Extract the lines of the material below, beginning with the first and ending with the line that holds "const TEXT = '#3a3a3a';". Skip every picture.

- **Records for the task**:
◇ ◇ ◇ ◇

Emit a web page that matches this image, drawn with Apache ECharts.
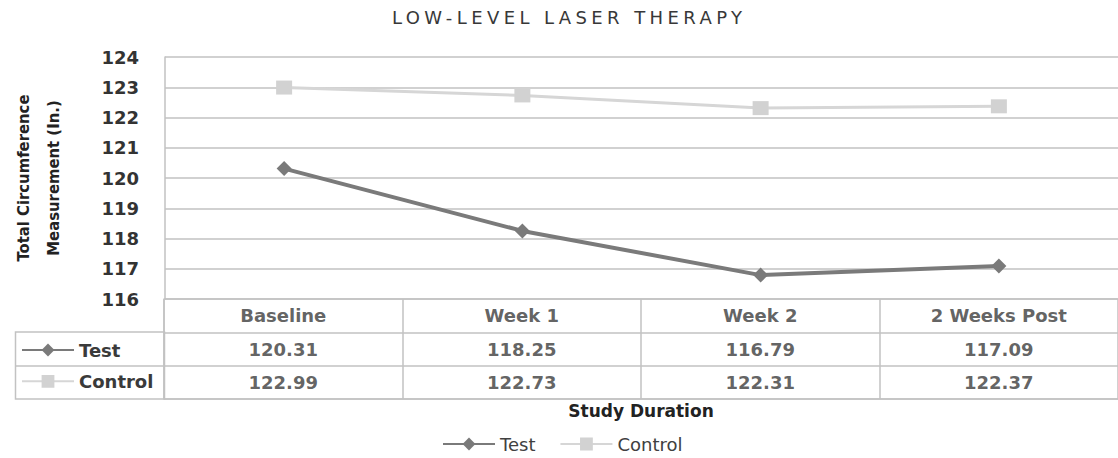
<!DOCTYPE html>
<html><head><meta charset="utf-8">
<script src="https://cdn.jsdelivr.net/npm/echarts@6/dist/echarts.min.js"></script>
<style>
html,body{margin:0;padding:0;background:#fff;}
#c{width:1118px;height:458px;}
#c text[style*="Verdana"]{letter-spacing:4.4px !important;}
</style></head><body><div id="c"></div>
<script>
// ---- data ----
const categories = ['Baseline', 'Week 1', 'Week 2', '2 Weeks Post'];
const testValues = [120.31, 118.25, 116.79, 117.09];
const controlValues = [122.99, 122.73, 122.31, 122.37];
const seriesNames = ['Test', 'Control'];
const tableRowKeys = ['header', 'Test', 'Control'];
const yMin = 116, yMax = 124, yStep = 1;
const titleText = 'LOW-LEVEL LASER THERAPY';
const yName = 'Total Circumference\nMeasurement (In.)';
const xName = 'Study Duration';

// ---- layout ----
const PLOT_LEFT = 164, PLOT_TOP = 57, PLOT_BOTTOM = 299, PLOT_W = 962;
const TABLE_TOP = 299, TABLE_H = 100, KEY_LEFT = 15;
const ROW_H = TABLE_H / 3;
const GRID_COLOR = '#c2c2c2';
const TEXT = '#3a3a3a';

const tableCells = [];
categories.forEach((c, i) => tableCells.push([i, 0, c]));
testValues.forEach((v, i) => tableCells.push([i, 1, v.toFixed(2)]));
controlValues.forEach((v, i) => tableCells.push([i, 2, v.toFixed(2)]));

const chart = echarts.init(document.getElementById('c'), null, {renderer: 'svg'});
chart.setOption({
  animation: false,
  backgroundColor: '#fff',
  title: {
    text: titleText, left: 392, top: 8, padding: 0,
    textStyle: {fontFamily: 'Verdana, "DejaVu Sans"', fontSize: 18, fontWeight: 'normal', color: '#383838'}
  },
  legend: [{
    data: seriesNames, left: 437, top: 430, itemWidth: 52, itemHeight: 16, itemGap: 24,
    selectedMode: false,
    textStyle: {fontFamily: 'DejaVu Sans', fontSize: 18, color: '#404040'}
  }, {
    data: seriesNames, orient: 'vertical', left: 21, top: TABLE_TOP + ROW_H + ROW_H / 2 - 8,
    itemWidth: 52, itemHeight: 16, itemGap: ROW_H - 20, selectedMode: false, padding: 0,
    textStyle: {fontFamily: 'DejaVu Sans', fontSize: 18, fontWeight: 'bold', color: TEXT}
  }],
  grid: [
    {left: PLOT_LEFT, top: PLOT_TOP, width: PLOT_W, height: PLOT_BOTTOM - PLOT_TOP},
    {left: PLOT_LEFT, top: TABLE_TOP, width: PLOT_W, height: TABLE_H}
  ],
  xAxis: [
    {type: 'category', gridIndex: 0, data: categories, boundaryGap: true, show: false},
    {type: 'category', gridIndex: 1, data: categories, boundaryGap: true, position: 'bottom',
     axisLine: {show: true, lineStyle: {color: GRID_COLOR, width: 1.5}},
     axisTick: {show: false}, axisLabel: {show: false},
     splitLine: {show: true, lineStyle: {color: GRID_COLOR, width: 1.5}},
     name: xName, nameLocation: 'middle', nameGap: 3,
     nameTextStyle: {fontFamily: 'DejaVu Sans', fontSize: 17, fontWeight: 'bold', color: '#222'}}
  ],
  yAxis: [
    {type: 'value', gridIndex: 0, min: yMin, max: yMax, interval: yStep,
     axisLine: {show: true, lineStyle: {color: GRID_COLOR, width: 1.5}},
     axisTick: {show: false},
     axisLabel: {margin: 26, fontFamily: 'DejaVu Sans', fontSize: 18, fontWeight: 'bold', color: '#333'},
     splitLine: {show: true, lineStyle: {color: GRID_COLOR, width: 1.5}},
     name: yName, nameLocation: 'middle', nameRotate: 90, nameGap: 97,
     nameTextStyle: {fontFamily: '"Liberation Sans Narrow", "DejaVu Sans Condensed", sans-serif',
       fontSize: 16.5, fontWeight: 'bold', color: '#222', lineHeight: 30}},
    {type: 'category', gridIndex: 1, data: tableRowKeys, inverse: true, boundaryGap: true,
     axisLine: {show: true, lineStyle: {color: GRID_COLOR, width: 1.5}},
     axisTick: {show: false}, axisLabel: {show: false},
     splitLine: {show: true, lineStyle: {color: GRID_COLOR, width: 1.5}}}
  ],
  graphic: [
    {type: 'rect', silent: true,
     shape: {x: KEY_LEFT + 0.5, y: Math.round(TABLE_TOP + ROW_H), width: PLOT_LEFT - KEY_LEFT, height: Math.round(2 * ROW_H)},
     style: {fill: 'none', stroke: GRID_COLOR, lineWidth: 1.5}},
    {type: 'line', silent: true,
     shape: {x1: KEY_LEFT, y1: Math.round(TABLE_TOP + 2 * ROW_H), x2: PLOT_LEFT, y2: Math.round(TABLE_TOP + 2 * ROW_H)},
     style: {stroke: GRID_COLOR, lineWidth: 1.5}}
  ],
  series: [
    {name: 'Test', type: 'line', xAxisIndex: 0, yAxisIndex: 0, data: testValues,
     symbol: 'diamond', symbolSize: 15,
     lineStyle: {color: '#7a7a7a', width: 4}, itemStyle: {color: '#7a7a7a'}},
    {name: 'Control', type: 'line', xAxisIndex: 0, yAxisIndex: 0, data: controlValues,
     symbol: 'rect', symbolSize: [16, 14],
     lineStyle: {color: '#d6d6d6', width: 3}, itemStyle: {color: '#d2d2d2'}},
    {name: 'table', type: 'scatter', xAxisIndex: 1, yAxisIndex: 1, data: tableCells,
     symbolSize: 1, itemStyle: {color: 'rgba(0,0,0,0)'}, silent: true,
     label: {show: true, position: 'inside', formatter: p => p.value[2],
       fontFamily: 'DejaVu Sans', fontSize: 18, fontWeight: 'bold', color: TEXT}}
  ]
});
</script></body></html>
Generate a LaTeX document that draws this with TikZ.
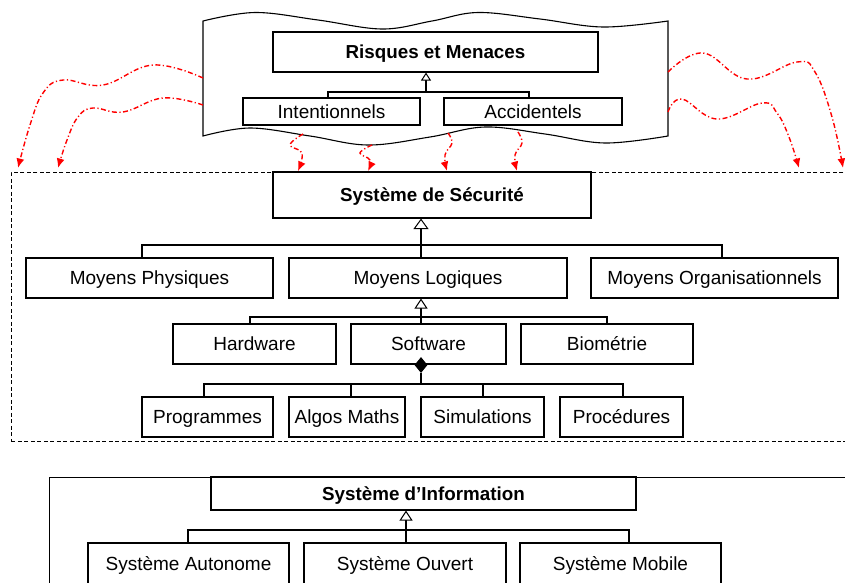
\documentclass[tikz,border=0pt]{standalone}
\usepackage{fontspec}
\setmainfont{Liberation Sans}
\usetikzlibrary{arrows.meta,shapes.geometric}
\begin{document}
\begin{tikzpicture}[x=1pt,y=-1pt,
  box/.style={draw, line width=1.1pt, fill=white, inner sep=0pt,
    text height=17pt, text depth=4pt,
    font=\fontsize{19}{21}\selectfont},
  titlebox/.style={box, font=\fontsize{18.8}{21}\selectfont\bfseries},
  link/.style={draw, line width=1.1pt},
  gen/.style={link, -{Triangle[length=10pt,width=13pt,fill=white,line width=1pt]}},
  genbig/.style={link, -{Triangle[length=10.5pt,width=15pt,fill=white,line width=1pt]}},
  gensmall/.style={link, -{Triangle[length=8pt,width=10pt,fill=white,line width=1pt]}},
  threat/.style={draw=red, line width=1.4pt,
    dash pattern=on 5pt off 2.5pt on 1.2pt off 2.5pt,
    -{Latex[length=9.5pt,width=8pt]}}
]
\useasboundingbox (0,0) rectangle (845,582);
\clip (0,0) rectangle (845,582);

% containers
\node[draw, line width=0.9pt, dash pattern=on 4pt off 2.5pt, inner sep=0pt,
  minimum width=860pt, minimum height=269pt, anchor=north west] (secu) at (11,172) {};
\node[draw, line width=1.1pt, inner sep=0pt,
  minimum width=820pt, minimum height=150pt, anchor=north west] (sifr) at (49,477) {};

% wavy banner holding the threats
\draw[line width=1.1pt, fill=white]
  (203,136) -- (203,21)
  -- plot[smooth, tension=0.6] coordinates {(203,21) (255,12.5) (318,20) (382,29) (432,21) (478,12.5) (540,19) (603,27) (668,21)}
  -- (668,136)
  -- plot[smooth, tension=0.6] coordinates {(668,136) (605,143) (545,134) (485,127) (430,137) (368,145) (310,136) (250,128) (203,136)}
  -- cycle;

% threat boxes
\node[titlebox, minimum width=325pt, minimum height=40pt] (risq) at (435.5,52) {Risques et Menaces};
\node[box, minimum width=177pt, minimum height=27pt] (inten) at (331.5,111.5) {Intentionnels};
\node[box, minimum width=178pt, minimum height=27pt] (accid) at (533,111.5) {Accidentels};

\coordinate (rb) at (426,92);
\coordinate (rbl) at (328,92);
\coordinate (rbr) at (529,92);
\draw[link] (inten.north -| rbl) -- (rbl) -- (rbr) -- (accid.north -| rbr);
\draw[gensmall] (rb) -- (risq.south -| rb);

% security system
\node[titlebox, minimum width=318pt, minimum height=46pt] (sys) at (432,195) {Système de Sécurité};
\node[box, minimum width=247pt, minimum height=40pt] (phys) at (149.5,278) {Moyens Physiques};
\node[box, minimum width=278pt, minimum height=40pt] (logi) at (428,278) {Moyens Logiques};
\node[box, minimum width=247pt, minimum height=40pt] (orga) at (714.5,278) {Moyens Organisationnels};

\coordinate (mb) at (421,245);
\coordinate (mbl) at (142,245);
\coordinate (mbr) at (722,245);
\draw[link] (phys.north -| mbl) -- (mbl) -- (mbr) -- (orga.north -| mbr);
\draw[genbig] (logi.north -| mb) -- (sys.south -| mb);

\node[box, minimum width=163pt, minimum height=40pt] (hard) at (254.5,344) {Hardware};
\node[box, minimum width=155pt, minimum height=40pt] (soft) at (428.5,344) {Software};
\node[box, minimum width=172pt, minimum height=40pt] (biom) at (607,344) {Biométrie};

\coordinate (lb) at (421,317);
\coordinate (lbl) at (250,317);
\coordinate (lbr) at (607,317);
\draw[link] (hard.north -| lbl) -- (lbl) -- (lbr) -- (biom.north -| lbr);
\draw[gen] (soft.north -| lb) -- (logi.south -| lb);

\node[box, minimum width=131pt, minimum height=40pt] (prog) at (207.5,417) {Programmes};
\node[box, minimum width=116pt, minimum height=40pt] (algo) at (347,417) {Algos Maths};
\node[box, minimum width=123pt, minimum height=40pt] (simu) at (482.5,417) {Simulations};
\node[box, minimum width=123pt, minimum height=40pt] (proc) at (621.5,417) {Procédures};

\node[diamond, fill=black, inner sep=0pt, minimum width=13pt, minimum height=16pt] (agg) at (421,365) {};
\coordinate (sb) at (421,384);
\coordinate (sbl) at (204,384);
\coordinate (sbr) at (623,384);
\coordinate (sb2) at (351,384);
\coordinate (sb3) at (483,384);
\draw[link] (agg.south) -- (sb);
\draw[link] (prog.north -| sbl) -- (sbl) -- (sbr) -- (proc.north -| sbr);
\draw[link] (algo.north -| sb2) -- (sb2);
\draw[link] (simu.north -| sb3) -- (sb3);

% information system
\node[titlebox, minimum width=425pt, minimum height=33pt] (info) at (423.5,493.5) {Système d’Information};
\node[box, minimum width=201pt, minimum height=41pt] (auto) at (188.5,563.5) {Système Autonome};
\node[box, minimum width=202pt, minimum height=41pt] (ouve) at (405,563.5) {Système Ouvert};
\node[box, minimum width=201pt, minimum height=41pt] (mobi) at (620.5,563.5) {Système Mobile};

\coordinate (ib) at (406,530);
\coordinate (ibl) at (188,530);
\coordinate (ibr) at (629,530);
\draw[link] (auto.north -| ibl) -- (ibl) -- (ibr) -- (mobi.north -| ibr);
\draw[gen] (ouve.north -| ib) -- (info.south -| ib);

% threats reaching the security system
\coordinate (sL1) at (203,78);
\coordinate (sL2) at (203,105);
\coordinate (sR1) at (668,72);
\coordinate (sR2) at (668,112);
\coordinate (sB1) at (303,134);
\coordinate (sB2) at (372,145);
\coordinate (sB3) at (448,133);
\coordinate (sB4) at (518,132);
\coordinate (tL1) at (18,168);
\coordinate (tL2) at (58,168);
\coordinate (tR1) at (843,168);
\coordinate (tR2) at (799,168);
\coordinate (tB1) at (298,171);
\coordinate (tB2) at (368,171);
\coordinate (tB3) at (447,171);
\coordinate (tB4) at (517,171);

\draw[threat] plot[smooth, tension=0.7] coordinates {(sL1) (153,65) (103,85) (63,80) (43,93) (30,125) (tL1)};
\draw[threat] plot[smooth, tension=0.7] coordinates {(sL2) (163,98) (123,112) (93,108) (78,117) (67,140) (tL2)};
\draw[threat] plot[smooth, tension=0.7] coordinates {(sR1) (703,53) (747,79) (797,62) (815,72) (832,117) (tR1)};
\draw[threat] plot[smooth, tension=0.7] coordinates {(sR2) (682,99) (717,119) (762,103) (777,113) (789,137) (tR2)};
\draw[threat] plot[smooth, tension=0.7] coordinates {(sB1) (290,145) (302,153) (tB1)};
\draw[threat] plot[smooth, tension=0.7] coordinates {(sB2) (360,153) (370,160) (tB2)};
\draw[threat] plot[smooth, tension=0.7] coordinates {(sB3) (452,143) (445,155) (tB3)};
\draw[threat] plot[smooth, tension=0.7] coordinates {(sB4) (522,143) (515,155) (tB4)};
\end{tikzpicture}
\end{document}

◇ ◇ ◇ ◇

- **Reply to the exercise**:
Emit a web page that matches this image, drawn with Apache ECharts.
<!DOCTYPE html>
<html><head><meta charset="utf-8">
<script src="https://cdn.jsdelivr.net/npm/echarts@6/dist/echarts.min.js"></script>
<style>
html,body{margin:0;padding:0;background:#fff;}
#c{width:1118px;height:458px;}
#c text[style*="Verdana"]{letter-spacing:4.4px !important;}
</style></head><body><div id="c"></div>
<script>
// ---- data ----
const categories = ['Baseline', 'Week 1', 'Week 2', '2 Weeks Post'];
const testValues = [120.31, 118.25, 116.79, 117.09];
const controlValues = [122.99, 122.73, 122.31, 122.37];
const seriesNames = ['Test', 'Control'];
const tableRowKeys = ['header', 'Test', 'Control'];
const yMin = 116, yMax = 124, yStep = 1;
const titleText = 'LOW-LEVEL LASER THERAPY';
const yName = 'Total Circumference\nMeasurement (In.)';
const xName = 'Study Duration';

// ---- layout ----
const PLOT_LEFT = 164, PLOT_TOP = 57, PLOT_BOTTOM = 299, PLOT_W = 962;
const TABLE_TOP = 299, TABLE_H = 100, KEY_LEFT = 15;
const ROW_H = TABLE_H / 3;
const GRID_COLOR = '#c2c2c2';
const TEXT = '#3a3a3a';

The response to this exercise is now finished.